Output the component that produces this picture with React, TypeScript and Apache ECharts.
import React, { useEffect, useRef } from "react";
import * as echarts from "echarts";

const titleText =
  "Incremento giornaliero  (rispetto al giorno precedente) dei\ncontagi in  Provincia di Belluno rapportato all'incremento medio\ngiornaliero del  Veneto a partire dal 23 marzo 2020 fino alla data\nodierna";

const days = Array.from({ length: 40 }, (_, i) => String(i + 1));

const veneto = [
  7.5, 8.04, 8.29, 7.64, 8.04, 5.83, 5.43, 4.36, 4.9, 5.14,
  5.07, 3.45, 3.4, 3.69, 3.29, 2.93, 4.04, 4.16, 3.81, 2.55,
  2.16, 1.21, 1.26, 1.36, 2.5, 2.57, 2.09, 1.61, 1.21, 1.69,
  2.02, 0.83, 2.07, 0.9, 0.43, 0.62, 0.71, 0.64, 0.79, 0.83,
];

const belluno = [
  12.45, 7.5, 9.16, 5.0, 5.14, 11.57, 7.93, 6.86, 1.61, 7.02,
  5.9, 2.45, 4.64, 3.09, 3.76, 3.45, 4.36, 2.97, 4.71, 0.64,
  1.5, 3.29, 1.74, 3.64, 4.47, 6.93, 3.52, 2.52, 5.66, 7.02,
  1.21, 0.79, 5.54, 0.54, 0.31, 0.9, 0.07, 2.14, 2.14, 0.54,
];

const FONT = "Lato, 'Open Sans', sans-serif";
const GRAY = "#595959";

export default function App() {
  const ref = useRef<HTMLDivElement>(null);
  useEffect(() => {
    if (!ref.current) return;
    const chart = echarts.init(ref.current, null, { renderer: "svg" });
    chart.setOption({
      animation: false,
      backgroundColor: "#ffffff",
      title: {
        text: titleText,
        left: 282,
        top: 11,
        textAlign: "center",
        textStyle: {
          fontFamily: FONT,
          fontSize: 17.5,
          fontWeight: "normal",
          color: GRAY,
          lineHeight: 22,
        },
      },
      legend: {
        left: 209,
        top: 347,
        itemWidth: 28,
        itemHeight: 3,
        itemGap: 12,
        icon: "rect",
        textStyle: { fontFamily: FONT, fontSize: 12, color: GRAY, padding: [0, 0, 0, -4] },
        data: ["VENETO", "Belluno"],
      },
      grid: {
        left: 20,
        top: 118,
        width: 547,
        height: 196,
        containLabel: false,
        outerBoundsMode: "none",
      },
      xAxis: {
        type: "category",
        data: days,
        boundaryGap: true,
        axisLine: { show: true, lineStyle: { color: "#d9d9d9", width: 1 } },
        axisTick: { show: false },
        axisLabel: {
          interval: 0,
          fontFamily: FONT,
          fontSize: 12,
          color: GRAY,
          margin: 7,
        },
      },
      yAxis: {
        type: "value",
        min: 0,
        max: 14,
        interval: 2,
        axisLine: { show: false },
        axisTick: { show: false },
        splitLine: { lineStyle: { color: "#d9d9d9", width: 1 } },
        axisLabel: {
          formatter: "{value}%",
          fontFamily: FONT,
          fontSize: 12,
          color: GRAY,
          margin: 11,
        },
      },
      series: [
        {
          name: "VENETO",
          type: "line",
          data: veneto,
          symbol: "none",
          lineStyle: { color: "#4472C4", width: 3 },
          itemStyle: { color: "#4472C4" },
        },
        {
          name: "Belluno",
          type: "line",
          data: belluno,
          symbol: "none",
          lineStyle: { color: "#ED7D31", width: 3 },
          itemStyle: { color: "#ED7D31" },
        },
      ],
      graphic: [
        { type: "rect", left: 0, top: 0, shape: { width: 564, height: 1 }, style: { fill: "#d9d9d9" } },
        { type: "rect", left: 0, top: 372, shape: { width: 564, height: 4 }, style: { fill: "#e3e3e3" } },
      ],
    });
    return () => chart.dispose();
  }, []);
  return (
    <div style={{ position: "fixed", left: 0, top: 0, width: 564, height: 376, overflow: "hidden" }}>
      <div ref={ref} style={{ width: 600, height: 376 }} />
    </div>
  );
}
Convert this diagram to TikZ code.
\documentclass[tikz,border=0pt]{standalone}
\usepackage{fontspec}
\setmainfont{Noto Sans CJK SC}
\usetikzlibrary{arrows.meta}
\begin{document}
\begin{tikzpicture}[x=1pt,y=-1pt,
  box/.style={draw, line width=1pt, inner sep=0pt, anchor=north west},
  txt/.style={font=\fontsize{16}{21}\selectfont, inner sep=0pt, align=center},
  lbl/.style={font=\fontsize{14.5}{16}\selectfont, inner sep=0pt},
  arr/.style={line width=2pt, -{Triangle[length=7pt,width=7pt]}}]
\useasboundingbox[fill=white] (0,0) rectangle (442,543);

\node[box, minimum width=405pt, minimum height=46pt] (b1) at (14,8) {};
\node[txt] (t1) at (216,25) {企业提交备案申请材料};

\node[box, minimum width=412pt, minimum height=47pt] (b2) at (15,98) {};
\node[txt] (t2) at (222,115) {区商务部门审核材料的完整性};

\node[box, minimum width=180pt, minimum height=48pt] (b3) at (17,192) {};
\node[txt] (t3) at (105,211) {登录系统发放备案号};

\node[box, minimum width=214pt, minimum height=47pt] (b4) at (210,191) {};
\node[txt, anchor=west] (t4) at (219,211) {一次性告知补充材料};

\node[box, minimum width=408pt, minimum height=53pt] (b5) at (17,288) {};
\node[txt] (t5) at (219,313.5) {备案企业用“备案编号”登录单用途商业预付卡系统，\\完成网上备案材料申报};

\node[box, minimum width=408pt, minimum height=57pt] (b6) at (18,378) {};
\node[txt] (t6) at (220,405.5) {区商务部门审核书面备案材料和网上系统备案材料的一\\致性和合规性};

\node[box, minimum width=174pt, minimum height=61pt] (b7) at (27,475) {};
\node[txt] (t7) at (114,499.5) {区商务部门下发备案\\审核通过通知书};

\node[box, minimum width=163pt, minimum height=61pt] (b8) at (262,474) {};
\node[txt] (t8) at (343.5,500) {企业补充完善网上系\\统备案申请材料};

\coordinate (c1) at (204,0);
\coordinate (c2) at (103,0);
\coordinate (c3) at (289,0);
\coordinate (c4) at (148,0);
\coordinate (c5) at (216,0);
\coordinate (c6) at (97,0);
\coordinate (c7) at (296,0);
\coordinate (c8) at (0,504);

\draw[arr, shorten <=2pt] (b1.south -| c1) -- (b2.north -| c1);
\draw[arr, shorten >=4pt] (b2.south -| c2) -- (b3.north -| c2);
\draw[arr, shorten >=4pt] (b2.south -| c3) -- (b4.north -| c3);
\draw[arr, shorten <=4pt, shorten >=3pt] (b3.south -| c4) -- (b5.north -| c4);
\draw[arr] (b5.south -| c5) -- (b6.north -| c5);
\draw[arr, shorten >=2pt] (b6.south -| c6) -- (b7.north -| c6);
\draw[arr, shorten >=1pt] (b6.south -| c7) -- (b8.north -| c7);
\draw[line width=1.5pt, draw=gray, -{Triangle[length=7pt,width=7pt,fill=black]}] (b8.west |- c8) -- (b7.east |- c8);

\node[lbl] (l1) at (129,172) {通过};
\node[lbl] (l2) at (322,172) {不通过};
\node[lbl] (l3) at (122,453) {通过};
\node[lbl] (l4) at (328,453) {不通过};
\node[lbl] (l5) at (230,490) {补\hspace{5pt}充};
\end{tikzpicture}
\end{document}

════════════════════

— WHAT IS NEEDED —
Reproduce the lines exactly, from the line that contains "Convert this diagram to TikZ code." through the line that contains "(0,0) rectangle (442,543);", and nothing more.

— ANSWER TO THE TASK —
Convert this diagram to TikZ code.
\documentclass[tikz,border=0pt]{standalone}
\usepackage{fontspec}
\setmainfont{Noto Sans CJK SC}
\usetikzlibrary{arrows.meta}
\begin{document}
\begin{tikzpicture}[x=1pt,y=-1pt,
  box/.style={draw, line width=1pt, inner sep=0pt, anchor=north west},
  txt/.style={font=\fontsize{16}{21}\selectfont, inner sep=0pt, align=center},
  lbl/.style={font=\fontsize{14.5}{16}\selectfont, inner sep=0pt},
  arr/.style={line width=2pt, -{Triangle[length=7pt,width=7pt]}}]
\useasboundingbox[fill=white] (0,0) rectangle (442,543);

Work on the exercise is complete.